After that we have the part where you get to play with the sims. If feels great to be able to move around outside the house for a change, even though the curfews for the youngsters took a bit to get used to. It really shows that MySims had something to do with The Sims 3, because there are stuff for the sims to find around the neighbourhood. Stones and seeds can be found, fruit and vegetables can be picked and fish can be fished in every community lot the player can find. I don’t know about the stones, but the rest can be found a little here and there depending on what’s on the lot, like fish can only be found in the lakes. But if the player doesn’t feel like getting their sims to go fishing or picking stuff up from the ground or the trees, everything edible can be found at the grocery store to eat, cook, plant or fertilize the plants with. Yes, planting food’s now an option from the start! No expansions needed for that! The sims’ interactions with each other has also changed compared to the prequels. When the sims interact with each other, the type of interactions are more sorted than before. Do you want your sims to act friendly? Use friendly interactions. Flirty? Romantic interactions. There are several of those to choose from and even unique options for every trait the sims have, like “Talk about self” for snobs and “Coo over children” for family-oriented. Even objects have new interactions depending on the sims’ traits and skills and what kind of objects they are. A teddybear, for example, can be kept in a sim-toddler’s inventory and then be seen in the crib while it’s sleeping at night or be clicked on while it’s still in the inventory to be played with when the sim-toddler is awake. That way, the player doesn’t have to look for the object to make the sim use it. If the sim is carrying it, just check the inventory and use it from there. It doesn’t work with all objects, but it’s nice to know what’s possible with the stuff people normally carry with them everywhere, like cellphones and the like. If the sims’ got some handiness skills, they can even upgrade some of the stuff around the house, like plumming, appliances or electronic devices. Keep in mind that only some of them can be upgraded.

Last, but not least, we have the build and buy modes, where all the stuff for the interior and the exterior design of the house can be found. Both modes seemed like a total disappointment at first until I discovered the icon with the paintbrush. If the player clicks on that and then on whatever colour they wish to modify, the player can alter the colour and material of the object. The player can even use hexcodes to get just the right shade they want, which impressed me a lot. With the hexcode, I could copy and paste the exact colour on other objects, making them match with ease, no matter what material I used! This colour-matching trick worked great on all the object including clothing, items and parts of the house.

In all, I’m very impressed with The Sims 3, even though it failed to exceed my expectations.
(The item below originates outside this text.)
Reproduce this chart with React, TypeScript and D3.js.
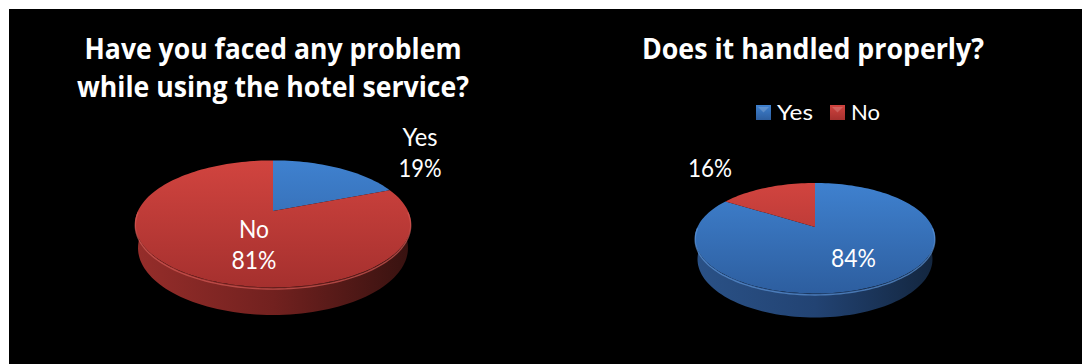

There’s plenty of things in the game that disappointed me, like how they removed what was already realistic in the previous games (like changing diapers on a changing-table and shop for clothing). I’m also a bit disappointed in that the sims can’t visit all buildings without disappearing inside them. I don’t have to watch them work or study, but if I take my sims out on their spare time, I would like to see what they’re doing inside everyone of the buildings and join them on their adventures, even when they’re on a tour. As much as I love the new personality system, I know that EA could have done a better job on that front, because the traits need to be better sorted than they were in Create-A-Sim. You can’t just pick 2-5 of all the options there are to create a proper individual, it doesn’t work like that. Not only should there be more traits per sim, the traits should also be sorted into more categories, like skill traits and mental traits.

Before I end this blog, leaving you with questionmarks about the screenshots and the movie-making, I’ll be honest and mention that I haven’t tried those yet. Why? Lack of time, that’s my excuse. Besides, I enjoy playing the game more than doing movies with it.